What advice would you give to a smart, driven college student about to enter the “real world”? What advice should they ignore?

Advice to follow: watch Admiral McRaven's graduation address to U.T. Austin's Class of 2014.

Advice to ignore: "Fake it till you make it"; "It is what it is"; "What they don't know won't hurt them."

What are bad recommendations you hear in your profession or area of expertise?

Any variation of "Suck it up" or "Power through it".

"Take the road less traveled." No. Do you realize that the whole point of that poem is that we all engage in self-delusion?

In the last five years, what have you become better at saying no to (distractions, invitations, etc.)? What new realizations and/or approaches helped? Any other tips?

I used to work after hours on things that should not need to be done after hours.

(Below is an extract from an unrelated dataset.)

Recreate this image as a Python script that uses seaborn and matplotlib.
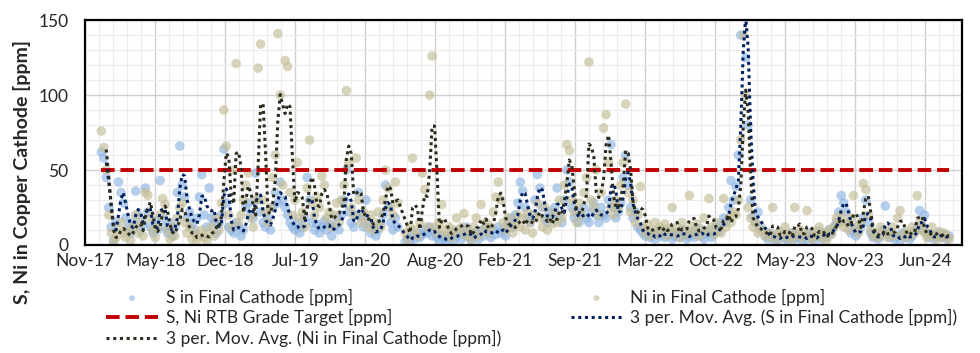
import numpy as np
import pandas as pd
import matplotlib
matplotlib.use('Agg')
import matplotlib.pyplot as plt
import matplotlib.dates as mdates
from matplotlib import font_manager
from matplotlib.ticker import FixedLocator, MultipleLocator
import seaborn as sns

# weekly samples, first one in late Dec 2017
first_sample = '2017-12-26'
axis_start = '2017-11-10'
axis_days = 2506
target_ppm = 50

s_ppm = [
    62, 58, 45, 25, 12, 3, 15, 42, 35, 28,
    18, 12, 8, 15, 36, 20, 10, 14, 38, 22,
    12, 8, 16, 10, 43, 18, 12, 8, 15, 6,
    12, 35, 66, 40, 32, 18, 22, 14, 10, 18,
    32, 47, 20, 12, 38, 18, 15, 8, 14, 20,
    64, 28, 12, 10, 8, 15, 12, 6, 10, 25,
    28, 20, 18, 48, 30, 22, 15, 12, 18, 10,
    25, 35, 28, 42, 30, 25, 20, 15, 12, 10,
    15, 8, 12, 18, 45, 30, 15, 10, 14, 8,
    12, 16, 10, 14, 6, 12, 18, 10, 20, 30,
    50, 22, 15, 12, 20, 35, 18, 12, 30, 15,
    8, 12, 6, 10, 14, 20, 40, 25, 15, 10,
    18, 12, np.nan, np.nan, 2, 5, 3, 6, 4, 8,
    5, 7, 10, 8, 12, 6, 9, 5, 3, 6,
    4, 1, 5, 8, 3, 6, 10, 4, 7, 12,
    5, 3, 6, 8, 4, 10, 6, 12, 8, 5,
    10, 7, 12, 8, 10, 6, 14, 18, 12, 20,
    28, 42, 36, 25, 18, 15, 20, 30, 47, 38,
    25, 18, 15, 22, 18, 25, 38, 20, 15, 30,
    50, 42, 25, 18, 22, 15, 20, 25, 18, 15,
    22, 28, 20, 15, 25, 20, 18, 30, 67, 25,
    18, 22, 28, 45, 60, 40, 25, 18, 22, 12,
    10, 8, 6, 9, 5, 7, 4, 8, 6, 10,
    5, 7, 9, 4, 6, 8, 5, 10, 7, 4,
    6, 9, 5, 7, 11, 6, 4, 8, 10, 5,
    7, 12, 9, 14, 18, 15, 25, 43, 30, 39,
    60, 140, 190, 125, 80, 30, 19, 15, 22, 12,
    np.nan, 6, 4, 8, 5, 3, 6, 4, 7, 5,
    3, 6, 8, 4, 5, 7, 3, 6, 4, 8,
    5, 3, 6, 9, 4, 7, 5, 10, 8, 12,
    15, 22, 33, 28, 22, 15, 8, 10, 6, 9,
    12, 18, 30, 15, 8, 5, 7, 4, 6, 10,
    26, 8, 5, 7, 4, 6, 3, 8, 5, 7,
    4, 6, 9, 12, 23, 10, 20, 8, 5, 7,
    4, 6, 8, 5, 7, 4, 6,
]

ni_ppm = [
    76, 65, 50, 20, 8, 2, 5, 10, 15, 8,
    5, 10, 3, 12, 20, 8, 15, 6, 35, 33,
    18, 10, 5, 12, 20, 31, 27, 10, 4, 12,
    6, 18, 25, 28, 15, 8, 12, 4, 8, 3,
    6, 10, 5, 3, 8, 12, 6, 18, 10, 28,
    90, 66, 20, 12, 50, 121, 15, 20, 30, 40,
    48, 18, 12, 30, 118, 134, 30, 22, 15, 25,
    45, 60, 141, 100, 40, 123, 119, 35, 20, 30,
    55, 18, 22, 12, 38, 70, 28, 20, 32, 25,
    46, 40, 18, 22, 12, 20, 28, 15, 30, 40,
    103, 55, 25, 20, 58, 30, 15, 22, 18, 12,
    20, 10, 15, 22, 12, 30, 50, 38, 25, 20,
    42, 28, np.nan, np.nan, 8, 4, 12, 58, 10, 6,
    15, 48, 37, 12, 100, 126, 12, 8, 15, 27,
    10, 6, 12, 5, 10, 18, 8, 12, 21, 6,
    10, 4, 12, 18, 6, 27, 10, 15, 8, 12,
    22, 32, 42, 30, 15, 10, 18, 12, 8, 15,
    20, 12, 18, 10, 22, 15, 8, 20, 28, 18,
    12, 25, 10, 18, 14, 22, 15, 30, 18, 40,
    67, 63, 30, 22, 15, 28, 20, 35, 45, 122,
    30, 25, 50, 20, 35, 78, 87, 55, 25, 20,
    30, 25, 40, 55, 94, 35, 22, 30, 15, 20,
    39, 12, 8, 14, 6, 10, 15, 7, 12, 9,
    14, 6, 11, 25, 8, 12, 5, 15, 10, 7,
    33, 12, 8, 14, 6, 10, 18, 9, 31, 12,
    7, 15, 10, 8, 31, 12, 18, 15, 22, 20,
    30, 70, 140, 100, 25, 18, 12, 15, 8, 10,
    np.nan, 6, 8, 5, 25, 7, 4, 9, 6, 12,
    5, 8, 4, 25, 7, 10, 5, 8, 23, 6,
    4, 9, 6, 12, 5, 8, 3, 10, 7, 12,
    18, 15, 20, 12, 15, 10, 18, 33, 12, 8,
    15, 41, 37, 20, 10, 6, 8, 5, 12, 7,
    10, 5, 8, 12, 6, 18, 23, 7, 5, 9,
    6, 12, 8, 33, 15, 10, 8, 5, 7, 12,
    6, 4, 9, 5, 8, 6, 4,
]

df = pd.DataFrame({
    'date': pd.date_range(first_sample, periods=len(s_ppm), freq='7D'),
    'S': s_ppm,
    'Ni': ni_ppm,
})
df['S_ma'] = df['S'].rolling(3).mean()
df['Ni_ma'] = df['Ni'].rolling(3).mean()
df['target'] = target_ppm

installed = {f.name for f in font_manager.fontManager.ttflist}
base_font = next((n for n in ['Lato', 'Liberation Sans'] if n in installed), 'DejaVu Sans')

sns.set_style('white')
plt.rcParams['font.family'] = [base_font, 'DejaVu Sans']

fig = plt.figure(figsize=(9.8, 3.53), dpi=100)
ax = fig.add_axes([0.087, 0.306, 0.895, 0.637])

sns.scatterplot(data=df, x='date', y='S', ax=ax, color='#8EB4E3', alpha=0.65,
                s=48, edgecolor='none', label='S in Final Cathode [ppm]', zorder=2)
sns.scatterplot(data=df, x='date', y='Ni', ax=ax, color='#C4BD97', alpha=0.65,
                s=48, edgecolor='none', label='Ni in Final Cathode [ppm]', zorder=2)
sns.lineplot(data=df, x='date', y='target', ax=ax, color='#C00000', lw=2.8,
             linestyle=(0, (3.5, 1.5)), label='S, Ni RTB Grade Target [ppm]', zorder=3)
sns.lineplot(data=df, x='date', y='S_ma', ax=ax, color='#002060', lw=2.2,
             linestyle=(0, (1, 1.2)), label='3 per. Mov. Avg. (S in Final Cathode [ppm])', zorder=4)
sns.lineplot(data=df, x='date', y='Ni_ma', ax=ax, color='#2B2B1E', lw=2.2,
             linestyle=(0, (1, 1.2)), label='3 per. Mov. Avg. (Ni in Final Cathode [ppm])', zorder=5)

x0 = pd.Timestamp(axis_start)
x1 = x0 + pd.Timedelta(days=axis_days)
ax.set_xlim(x0, x1)
ax.set_ylim(0, 150)
ax.xaxis.set_major_locator(FixedLocator(mdates.date2num(pd.date_range(x0, x1, freq='200D'))))
ax.xaxis.set_minor_locator(FixedLocator(mdates.date2num(pd.date_range(x0, x1, freq='40D'))))
ax.xaxis.set_major_formatter(mdates.DateFormatter('%b-%y'))
ax.yaxis.set_major_locator(FixedLocator([0, 50, 100, 150]))
ax.yaxis.set_minor_locator(MultipleLocator(10))

ax.grid(which='major', color='#CFCFCF', lw=1.0)
ax.grid(which='minor', color='#ECECEC', lw=0.8)
ax.set_axisbelow(True)
for sp in ax.spines.values():
    sp.set_visible(True)
    sp.set_color('black')
    sp.set_linewidth(1.6)

ax.tick_params(which='both', length=0, labelsize=12.5)
ax.tick_params(axis='y', pad=12)
ax.tick_params(axis='x', pad=6)
ax.set_xlabel('')
ax.set_ylabel('')
fig.text(0.022, 0.513, 'S, Ni in Copper Cathode [ppm]', rotation=90, fontsize=14,
         fontweight='bold', ha='center', va='center')

h, l = ax.get_legend_handles_labels()
order = [0, 2, 4, 1, 3]
ax.legend([h[i] for i in order], [l[i] for i in order], ncol=2, frameon=False,
          loc='upper left', bbox_to_anchor=(0.101, 0.202), bbox_transform=fig.transFigure,
          fontsize=12.5, handlelength=3.0, columnspacing=4.0, labelspacing=0.2,
          handletextpad=0.45, borderaxespad=0, markerscale=0.6)

fig.savefig('out.png', dpi=100)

I learned to stop. There are things that need to be done now, and sometimes that means after hours. But if you are working on things at night that do not, by their nature, need to be done that night, you have made a planning error. The work will be there tomorrow. You might not be. Change your intake procedures if normal work has become after hours work.

When you feel overwhelmed or unfocused, or have lost your focus temporarily, what do you do? (If helpful: What questions do you ask yourself?)

Stop. Breathe in and out ten times, being aware of my inbreath and outbreath. Forgive myself for losing focus. Move on.